Fue un viaje para descubrir y conocer muchos lugares, pero con el paso del tiempo nos damos cuenta de que sirvió para guardar recuerdos en un cofre que poder ir abriendo de vez en cuando, inesperadamente. Y tan intensos son que nunca nos hizo falta ver el vídeo que grabó la abuela aquellos días- nunca pudimos hacer acopio de tanta fuerza-, ni siquiera echar un vistazo a unas fotos a las que sólo dos décadas más tarde somos inmunes.
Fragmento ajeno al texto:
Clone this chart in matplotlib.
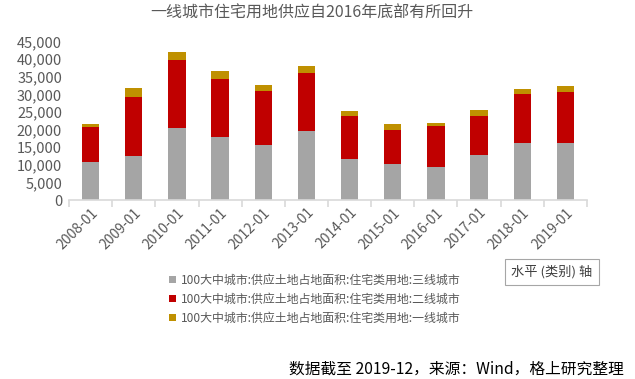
import matplotlib.pyplot as plt
import matplotlib.transforms as mtransforms
import numpy as np

plt.rcParams['font.family'] = ['Noto Sans CJK SC', 'DejaVu Sans']

categories = ['2008-01', '2009-01', '2010-01', '2011-01', '2012-01', '2013-01',
              '2014-01', '2015-01', '2016-01', '2017-01', '2018-01', '2019-01']
tier3 = [10800, 12500, 20450, 17900, 15650, 19600, 11650, 10250, 9400, 12800, 16200, 16200]
tier2 = [9950, 16750, 19350, 16500, 15350, 16500, 12200, 9650, 11650, 11100, 13900, 14500]
tier1 = [850, 2550, 2250, 2250, 1700, 2000, 1400, 1700, 850, 1700, 1400, 1700]

labels = ['100大中城市:供应土地占地面积:住宅类用地:三线城市',
          '100大中城市:供应土地占地面积:住宅类用地:二线城市',
          '100大中城市:供应土地占地面积:住宅类用地:一线城市']
colors = ['#a5a5a5', '#c00000', '#bf9000']

fig = plt.figure(figsize=(6.35, 3.79), dpi=100)
ax = fig.add_axes([69/635, 1-200/379, (587-69)/635, (200-41.7)/379])

x = np.arange(len(categories))
b1 = ax.bar(x, tier3, width=0.4, color=colors[0])
b2 = ax.bar(x, tier2, width=0.4, bottom=tier3, color=colors[1])
bottom2 = np.array(tier3) + np.array(tier2)
b3 = ax.bar(x, tier1, width=0.4, bottom=bottom2, color=colors[2])

ax.set_xlim(-0.5, len(categories) - 0.5)
ax.set_ylim(0, 45000)
ax.set_yticks(np.arange(0, 45001, 5000))
ax.set_yticklabels(['{:,}'.format(v) for v in range(0, 45001, 5000)])
ax.set_xticks(x)
ax.set_xticklabels(categories, rotation=45, ha='right', rotation_mode='anchor')
ax.set_xticks(np.arange(-0.5, len(categories)), minor=True)

# shift rotated labels a little to the right like the original
offset = mtransforms.ScaledTranslation(5/100, 0, fig.dpi_scale_trans)
for lab in ax.get_xticklabels():
    lab.set_transform(lab.get_transform() + offset)

for s in ['top', 'right', 'left']:
    ax.spines[s].set_visible(False)
ax.spines['bottom'].set_color('#d9d9d9')
ax.spines['bottom'].set_linewidth(1.2)
ax.tick_params(axis='y', length=0, labelsize=10.5, labelcolor='#595959', pad=5)
ax.tick_params(axis='x', which='major', length=0, labelsize=10, labelcolor='#595959', pad=4)
ax.tick_params(axis='x', which='minor', length=5, color='#d9d9d9', width=1.2)

fig.text(312/635, 1-13/379, '一线城市住宅用地供应自2016年底部有所回升',
         ha='center', va='center', fontsize=11.5, color='#595959')

leg = fig.legend([b1, b2, b3], labels, loc='upper left', bbox_to_anchor=(164/635, 1-269/379),
                 frameon=False, fontsize=8.6, handlelength=0.6, handleheight=0.6,
                 handletextpad=0.45, labelspacing=0.5, borderaxespad=0)
for t in leg.get_texts():
    t.set_color('#595959')

fig.text(552/635, 1-272/379, '水平 (类别) 轴', ha='center', va='center', fontsize=9.5,
         color='#404040',
         bbox=dict(boxstyle='square,pad=0.45', fc='white', ec='#a6a6a6', lw=0.8))

fig.text(624/635, 1-369/379, '数据截至 2019-12，来源：Wind，格上研究整理',
         ha='right', va='center', fontsize=11.3, color='black')

fig.savefig('out.png', dpi=100)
Veinte años después de aquel viaje volvimos a reencontrarnos con Munich, pero sobre todo con la Marienplatz, como si hubiese una fuerza superior que nos llevase hasta allí para recordarnos lo que somos. La ciudad seguía espléndida a orillas del río Isar, con ese aire de fresca libertad que da el verano y que los bávaros aprovechan haciendo correr la cerveza.
Porque las lágrimas no son malas compañeras cuando nos recuerdan a los que nos han hecho felices y ya no están, ahora sonreímos y rebosamos con los nuevos que han llegado para renovarnos las fuerzas.
Este post está dedicado a la memoria de mi padre, por mucho que pase el tiempo.